§ INSTRUCTIONS TO FOLLOW:
Extract, in full, the lines below, beginning at the first and ending with the line that contains "d3.scaleLinear().domain([0, 400]).range([plotBottom, plotTop]);". Pictures do not belong in the copy.

<<<<

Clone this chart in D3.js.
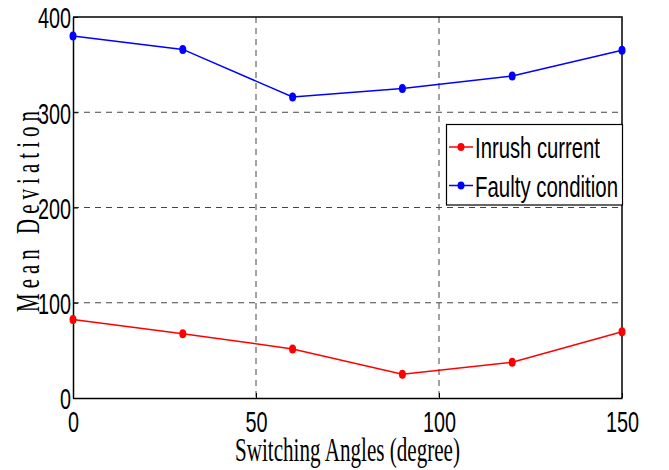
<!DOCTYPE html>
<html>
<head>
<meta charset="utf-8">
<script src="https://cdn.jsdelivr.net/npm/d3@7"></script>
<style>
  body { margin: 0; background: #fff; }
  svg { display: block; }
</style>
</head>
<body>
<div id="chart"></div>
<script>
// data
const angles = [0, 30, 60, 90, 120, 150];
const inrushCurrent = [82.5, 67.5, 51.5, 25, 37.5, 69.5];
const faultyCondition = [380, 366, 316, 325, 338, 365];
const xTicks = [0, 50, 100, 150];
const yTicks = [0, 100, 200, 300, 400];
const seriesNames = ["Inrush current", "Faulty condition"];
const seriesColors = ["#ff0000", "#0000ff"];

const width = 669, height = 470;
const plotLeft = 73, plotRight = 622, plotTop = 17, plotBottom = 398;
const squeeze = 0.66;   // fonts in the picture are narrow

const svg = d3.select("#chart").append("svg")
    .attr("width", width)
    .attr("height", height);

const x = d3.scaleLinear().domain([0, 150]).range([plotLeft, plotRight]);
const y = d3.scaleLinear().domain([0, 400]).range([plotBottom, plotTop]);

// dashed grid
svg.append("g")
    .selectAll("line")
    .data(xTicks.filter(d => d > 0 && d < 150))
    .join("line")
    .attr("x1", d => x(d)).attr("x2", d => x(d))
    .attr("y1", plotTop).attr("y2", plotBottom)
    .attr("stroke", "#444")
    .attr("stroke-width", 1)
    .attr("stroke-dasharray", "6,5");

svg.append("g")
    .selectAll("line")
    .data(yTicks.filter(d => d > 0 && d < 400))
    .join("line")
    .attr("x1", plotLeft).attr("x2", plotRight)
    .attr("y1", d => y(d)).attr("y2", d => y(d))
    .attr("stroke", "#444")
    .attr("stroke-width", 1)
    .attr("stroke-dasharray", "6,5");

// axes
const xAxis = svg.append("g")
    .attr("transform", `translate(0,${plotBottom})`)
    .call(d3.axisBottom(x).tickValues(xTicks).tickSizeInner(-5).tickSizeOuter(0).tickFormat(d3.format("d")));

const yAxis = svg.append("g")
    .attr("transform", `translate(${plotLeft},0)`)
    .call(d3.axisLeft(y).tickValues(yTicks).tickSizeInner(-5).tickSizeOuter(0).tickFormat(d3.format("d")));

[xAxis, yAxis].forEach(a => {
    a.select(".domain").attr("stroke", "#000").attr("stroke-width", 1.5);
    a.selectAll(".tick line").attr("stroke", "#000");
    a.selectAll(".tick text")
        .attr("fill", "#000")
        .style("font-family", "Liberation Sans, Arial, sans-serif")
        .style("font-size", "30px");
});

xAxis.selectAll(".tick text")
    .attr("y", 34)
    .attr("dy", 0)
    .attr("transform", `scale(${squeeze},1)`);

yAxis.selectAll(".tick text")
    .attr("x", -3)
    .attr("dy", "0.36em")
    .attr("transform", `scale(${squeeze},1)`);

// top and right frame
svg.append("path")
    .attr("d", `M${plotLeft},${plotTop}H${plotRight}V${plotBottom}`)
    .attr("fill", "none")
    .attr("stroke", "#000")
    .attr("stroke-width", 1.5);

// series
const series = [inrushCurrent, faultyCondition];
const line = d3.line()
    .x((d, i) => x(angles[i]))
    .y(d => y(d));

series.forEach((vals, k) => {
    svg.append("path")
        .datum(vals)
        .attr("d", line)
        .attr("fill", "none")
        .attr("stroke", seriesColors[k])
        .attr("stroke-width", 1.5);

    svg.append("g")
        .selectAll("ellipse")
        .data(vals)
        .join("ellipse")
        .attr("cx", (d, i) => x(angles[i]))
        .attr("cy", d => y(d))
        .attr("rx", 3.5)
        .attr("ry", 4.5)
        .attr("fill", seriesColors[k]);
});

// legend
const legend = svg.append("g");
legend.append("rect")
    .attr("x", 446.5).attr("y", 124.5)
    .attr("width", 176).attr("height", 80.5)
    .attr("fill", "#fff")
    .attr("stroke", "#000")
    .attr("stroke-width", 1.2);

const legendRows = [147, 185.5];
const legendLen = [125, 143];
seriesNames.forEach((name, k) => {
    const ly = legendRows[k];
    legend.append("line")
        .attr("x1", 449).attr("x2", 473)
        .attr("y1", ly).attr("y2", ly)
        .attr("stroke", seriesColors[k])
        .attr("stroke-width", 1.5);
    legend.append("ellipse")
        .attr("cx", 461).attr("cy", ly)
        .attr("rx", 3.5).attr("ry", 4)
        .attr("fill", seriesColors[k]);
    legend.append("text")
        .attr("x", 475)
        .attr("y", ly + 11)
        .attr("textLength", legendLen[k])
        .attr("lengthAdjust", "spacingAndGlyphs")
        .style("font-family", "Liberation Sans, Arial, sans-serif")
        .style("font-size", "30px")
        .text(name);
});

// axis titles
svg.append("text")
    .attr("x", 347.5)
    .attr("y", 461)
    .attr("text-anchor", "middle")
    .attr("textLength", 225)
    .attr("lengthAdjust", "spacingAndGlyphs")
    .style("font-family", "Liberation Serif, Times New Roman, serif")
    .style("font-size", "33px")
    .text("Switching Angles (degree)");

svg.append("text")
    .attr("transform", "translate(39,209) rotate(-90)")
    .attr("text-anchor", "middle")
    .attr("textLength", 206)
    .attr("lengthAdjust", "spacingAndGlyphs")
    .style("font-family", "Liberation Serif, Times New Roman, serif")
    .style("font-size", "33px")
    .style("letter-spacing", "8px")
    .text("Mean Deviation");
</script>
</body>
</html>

>>>>

§ TASK OUTPUT:
Clone this chart in D3.js.
<!DOCTYPE html>
<html>
<head>
<meta charset="utf-8">
<script src="https://cdn.jsdelivr.net/npm/d3@7"></script>
<style>
  body { margin: 0; background: #fff; }
  svg { display: block; }
</style>
</head>
<body>
<div id="chart"></div>
<script>
// data
const angles = [0, 30, 60, 90, 120, 150];
const inrushCurrent = [82.5, 67.5, 51.5, 25, 37.5, 69.5];
const faultyCondition = [380, 366, 316, 325, 338, 365];
const xTicks = [0, 50, 100, 150];
const yTicks = [0, 100, 200, 300, 400];
const seriesNames = ["Inrush current", "Faulty condition"];
const seriesColors = ["#ff0000", "#0000ff"];

const width = 669, height = 470;
const plotLeft = 73, plotRight = 622, plotTop = 17, plotBottom = 398;
const squeeze = 0.66;   // fonts in the picture are narrow

const svg = d3.select("#chart").append("svg")
    .attr("width", width)
    .attr("height", height);

const x = d3.scaleLinear().domain([0, 150]).range([plotLeft, plotRight]);
const y = d3.scaleLinear().domain([0, 400]).range([plotBottom, plotTop]);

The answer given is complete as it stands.